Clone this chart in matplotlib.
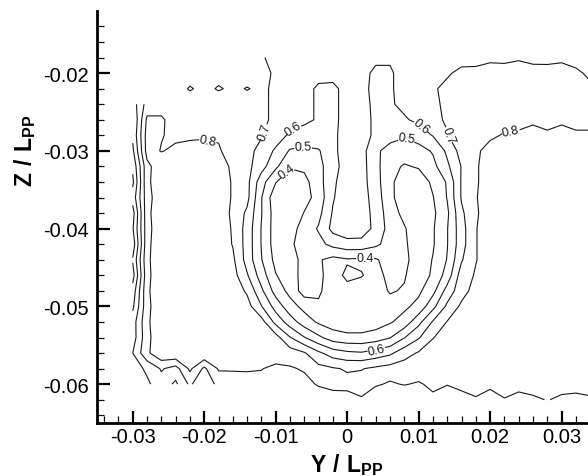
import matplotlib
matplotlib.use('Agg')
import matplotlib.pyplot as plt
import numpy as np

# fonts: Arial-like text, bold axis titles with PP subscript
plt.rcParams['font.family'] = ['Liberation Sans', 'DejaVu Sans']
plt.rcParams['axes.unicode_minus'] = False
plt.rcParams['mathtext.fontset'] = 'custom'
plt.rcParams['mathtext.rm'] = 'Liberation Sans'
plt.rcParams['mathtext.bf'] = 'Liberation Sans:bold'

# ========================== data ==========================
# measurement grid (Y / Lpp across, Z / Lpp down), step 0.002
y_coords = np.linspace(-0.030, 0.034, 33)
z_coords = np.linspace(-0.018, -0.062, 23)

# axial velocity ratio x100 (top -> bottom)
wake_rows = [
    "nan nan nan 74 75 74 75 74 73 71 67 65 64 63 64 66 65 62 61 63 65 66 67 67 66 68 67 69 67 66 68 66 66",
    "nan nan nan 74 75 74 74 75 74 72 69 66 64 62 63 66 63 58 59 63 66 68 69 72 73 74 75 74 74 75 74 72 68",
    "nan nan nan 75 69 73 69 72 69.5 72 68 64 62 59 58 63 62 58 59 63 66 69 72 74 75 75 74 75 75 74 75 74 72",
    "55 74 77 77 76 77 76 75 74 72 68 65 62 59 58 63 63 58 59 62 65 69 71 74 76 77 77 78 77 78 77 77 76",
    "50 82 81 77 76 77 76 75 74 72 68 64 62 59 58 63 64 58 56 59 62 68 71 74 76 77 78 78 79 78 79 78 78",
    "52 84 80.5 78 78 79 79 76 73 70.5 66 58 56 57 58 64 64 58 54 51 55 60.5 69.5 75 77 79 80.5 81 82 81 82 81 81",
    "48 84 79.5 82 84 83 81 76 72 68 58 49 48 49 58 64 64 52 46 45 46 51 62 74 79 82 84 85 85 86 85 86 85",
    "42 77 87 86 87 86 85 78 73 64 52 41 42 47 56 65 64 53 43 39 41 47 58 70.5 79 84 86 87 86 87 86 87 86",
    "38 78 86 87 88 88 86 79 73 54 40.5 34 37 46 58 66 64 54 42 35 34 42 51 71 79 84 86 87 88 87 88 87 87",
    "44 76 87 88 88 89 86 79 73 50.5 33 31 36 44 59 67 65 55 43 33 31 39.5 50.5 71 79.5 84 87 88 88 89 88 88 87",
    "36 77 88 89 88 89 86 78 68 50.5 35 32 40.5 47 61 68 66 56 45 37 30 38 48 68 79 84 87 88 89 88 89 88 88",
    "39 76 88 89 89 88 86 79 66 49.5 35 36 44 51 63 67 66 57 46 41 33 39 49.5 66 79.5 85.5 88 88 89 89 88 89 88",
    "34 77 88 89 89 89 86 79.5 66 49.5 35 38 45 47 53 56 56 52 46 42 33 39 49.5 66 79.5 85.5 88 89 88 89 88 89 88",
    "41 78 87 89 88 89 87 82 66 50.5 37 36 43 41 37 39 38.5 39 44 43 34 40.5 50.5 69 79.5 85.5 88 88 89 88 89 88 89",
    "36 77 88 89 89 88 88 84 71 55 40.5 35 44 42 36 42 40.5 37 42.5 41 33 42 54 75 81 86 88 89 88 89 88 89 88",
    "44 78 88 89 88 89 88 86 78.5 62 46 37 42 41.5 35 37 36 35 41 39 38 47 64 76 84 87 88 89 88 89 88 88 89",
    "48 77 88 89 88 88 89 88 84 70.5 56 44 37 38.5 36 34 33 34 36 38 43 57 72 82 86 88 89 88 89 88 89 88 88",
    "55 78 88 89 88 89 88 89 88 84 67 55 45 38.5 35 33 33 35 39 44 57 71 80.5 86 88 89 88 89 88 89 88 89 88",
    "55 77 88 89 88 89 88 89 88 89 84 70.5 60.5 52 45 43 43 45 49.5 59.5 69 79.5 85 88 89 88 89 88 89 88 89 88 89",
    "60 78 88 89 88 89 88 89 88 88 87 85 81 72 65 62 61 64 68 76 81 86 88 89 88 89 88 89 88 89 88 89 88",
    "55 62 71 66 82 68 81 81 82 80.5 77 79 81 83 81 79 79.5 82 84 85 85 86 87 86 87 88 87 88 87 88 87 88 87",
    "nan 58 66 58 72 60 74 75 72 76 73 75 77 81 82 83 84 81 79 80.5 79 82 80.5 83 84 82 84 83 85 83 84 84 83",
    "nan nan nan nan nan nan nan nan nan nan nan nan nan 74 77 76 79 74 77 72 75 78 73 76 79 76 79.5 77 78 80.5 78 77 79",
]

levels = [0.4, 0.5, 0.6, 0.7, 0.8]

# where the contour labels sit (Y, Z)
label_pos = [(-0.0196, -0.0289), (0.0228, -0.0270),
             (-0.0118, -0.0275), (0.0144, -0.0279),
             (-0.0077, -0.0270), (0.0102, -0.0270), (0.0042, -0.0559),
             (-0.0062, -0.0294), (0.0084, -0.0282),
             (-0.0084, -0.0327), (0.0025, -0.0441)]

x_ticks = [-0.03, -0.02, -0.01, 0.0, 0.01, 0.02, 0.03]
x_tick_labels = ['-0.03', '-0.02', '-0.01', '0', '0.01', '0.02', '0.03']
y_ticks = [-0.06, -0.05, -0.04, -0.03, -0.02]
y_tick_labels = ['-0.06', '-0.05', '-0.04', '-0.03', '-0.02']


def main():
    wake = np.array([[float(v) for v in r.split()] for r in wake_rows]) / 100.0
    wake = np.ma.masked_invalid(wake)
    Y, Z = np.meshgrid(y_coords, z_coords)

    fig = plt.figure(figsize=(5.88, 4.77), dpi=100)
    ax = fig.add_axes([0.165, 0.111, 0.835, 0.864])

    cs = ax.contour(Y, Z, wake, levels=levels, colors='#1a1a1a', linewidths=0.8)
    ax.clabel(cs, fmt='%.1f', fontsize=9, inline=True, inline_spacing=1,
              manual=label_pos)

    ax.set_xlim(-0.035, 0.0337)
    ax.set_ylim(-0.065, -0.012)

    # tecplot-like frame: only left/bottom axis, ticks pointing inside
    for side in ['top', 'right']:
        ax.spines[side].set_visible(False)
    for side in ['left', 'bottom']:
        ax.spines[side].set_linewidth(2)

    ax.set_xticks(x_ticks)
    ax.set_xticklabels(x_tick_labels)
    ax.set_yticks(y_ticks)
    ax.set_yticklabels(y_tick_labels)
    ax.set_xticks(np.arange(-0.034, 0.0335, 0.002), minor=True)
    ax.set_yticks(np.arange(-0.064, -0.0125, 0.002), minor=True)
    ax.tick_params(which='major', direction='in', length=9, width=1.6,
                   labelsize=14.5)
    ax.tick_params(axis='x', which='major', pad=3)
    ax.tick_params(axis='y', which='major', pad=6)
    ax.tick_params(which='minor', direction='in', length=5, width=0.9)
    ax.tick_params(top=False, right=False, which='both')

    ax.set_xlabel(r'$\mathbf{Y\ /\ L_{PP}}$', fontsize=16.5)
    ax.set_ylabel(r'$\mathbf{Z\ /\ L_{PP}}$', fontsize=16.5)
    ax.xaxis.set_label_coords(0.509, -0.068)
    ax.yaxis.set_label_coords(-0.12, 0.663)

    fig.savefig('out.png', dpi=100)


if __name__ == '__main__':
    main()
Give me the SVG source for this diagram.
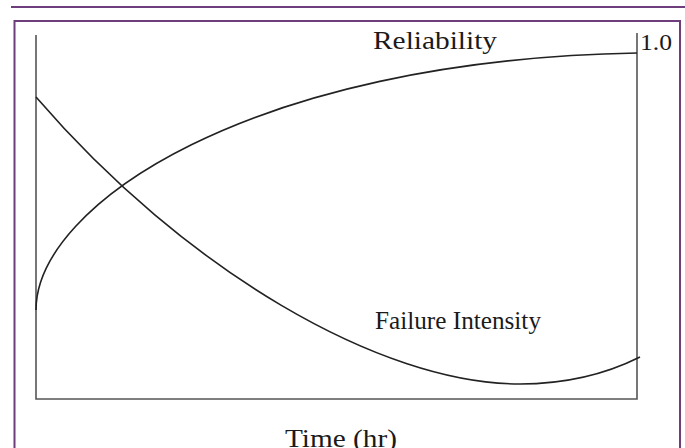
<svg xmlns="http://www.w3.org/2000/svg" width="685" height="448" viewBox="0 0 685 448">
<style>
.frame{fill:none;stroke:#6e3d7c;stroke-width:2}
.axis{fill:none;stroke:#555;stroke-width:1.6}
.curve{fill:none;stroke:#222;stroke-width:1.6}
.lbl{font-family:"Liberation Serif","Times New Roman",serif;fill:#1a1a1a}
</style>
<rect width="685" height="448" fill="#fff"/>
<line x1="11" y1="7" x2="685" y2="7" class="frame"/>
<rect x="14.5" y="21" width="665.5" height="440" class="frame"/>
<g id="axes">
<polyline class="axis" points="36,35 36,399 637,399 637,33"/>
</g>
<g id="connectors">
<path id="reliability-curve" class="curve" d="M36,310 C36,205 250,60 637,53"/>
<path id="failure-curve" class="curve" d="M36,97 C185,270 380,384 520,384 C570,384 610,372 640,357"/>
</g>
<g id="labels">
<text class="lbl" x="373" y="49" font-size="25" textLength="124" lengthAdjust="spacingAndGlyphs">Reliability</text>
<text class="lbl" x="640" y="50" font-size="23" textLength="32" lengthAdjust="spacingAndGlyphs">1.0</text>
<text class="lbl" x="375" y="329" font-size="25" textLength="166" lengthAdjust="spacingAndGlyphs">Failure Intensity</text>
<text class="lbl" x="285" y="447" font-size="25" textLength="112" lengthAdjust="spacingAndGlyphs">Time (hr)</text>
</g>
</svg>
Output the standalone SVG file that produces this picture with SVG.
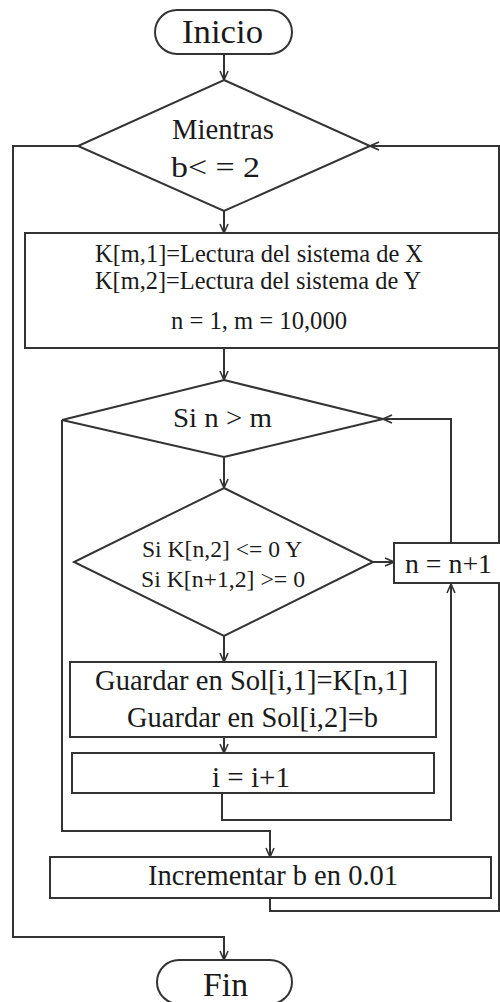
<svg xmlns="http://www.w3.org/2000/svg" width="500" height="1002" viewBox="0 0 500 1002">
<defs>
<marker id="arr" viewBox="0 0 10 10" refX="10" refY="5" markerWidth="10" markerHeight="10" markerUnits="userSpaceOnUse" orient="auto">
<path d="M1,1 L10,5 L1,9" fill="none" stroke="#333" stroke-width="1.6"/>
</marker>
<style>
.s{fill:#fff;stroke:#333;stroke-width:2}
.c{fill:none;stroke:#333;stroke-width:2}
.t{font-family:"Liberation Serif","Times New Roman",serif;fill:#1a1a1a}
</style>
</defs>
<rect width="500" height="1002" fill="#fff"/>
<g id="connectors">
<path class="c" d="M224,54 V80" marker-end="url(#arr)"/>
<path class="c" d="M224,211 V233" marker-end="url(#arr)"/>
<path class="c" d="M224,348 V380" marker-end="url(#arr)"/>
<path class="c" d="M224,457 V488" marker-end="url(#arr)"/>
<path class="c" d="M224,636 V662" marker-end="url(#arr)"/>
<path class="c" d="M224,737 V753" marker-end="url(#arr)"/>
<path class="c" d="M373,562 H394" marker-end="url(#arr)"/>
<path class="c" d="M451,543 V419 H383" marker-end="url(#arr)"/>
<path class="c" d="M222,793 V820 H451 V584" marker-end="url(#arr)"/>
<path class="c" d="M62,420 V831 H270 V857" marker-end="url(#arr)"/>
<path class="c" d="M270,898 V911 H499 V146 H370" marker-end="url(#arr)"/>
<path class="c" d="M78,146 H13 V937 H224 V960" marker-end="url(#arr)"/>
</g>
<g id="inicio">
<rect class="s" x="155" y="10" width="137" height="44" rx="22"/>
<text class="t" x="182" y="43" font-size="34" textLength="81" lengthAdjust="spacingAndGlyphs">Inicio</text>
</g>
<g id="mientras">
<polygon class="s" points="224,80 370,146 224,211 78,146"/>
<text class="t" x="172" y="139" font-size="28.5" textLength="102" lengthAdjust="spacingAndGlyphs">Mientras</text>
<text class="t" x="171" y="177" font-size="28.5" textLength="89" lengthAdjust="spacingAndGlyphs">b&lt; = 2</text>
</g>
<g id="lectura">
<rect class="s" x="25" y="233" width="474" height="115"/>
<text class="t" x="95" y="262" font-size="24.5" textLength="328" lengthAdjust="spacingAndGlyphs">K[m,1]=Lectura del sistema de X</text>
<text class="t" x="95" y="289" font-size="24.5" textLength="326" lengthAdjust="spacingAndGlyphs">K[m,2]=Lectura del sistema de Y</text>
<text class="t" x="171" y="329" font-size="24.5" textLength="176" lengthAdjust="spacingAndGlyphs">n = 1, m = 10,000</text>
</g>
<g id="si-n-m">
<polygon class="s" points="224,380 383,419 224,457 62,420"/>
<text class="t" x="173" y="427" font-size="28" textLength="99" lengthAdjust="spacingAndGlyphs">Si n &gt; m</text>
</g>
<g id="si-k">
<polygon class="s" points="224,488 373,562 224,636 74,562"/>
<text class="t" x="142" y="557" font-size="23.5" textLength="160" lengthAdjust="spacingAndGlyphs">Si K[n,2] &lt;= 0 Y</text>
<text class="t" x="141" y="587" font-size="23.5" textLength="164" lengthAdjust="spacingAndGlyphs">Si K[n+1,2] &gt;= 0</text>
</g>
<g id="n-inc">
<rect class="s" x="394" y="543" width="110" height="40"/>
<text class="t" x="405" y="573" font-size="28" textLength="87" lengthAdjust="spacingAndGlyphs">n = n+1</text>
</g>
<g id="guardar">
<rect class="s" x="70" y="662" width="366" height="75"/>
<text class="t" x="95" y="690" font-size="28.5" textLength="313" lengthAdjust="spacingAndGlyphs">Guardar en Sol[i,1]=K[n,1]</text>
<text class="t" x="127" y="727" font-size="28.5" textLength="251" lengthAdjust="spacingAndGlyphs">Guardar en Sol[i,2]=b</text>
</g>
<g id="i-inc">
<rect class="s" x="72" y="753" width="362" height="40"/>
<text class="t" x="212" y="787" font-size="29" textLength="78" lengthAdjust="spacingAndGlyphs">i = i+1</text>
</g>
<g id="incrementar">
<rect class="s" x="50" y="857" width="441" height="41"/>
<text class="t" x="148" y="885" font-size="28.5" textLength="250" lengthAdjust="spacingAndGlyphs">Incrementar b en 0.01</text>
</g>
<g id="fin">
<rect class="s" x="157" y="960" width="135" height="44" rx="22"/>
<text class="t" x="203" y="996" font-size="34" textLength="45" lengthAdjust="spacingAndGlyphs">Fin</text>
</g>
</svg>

-*-*-

• [Prompt]: Exactly restate the lines from the beginning of the data through the line with "z_coords = np.linspace(-0.018, -0.062, 23)", and no others, keeping pictures out.

• [Output of the task]:
Clone this chart in matplotlib.
import matplotlib
matplotlib.use('Agg')
import matplotlib.pyplot as plt
import numpy as np

# fonts: Arial-like text, bold axis titles with PP subscript
plt.rcParams['font.family'] = ['Liberation Sans', 'DejaVu Sans']
plt.rcParams['axes.unicode_minus'] = False
plt.rcParams['mathtext.fontset'] = 'custom'
plt.rcParams['mathtext.rm'] = 'Liberation Sans'
plt.rcParams['mathtext.bf'] = 'Liberation Sans:bold'

# ========================== data ==========================
# measurement grid (Y / Lpp across, Z / Lpp down), step 0.002
y_coords = np.linspace(-0.030, 0.034, 33)
z_coords = np.linspace(-0.018, -0.062, 23)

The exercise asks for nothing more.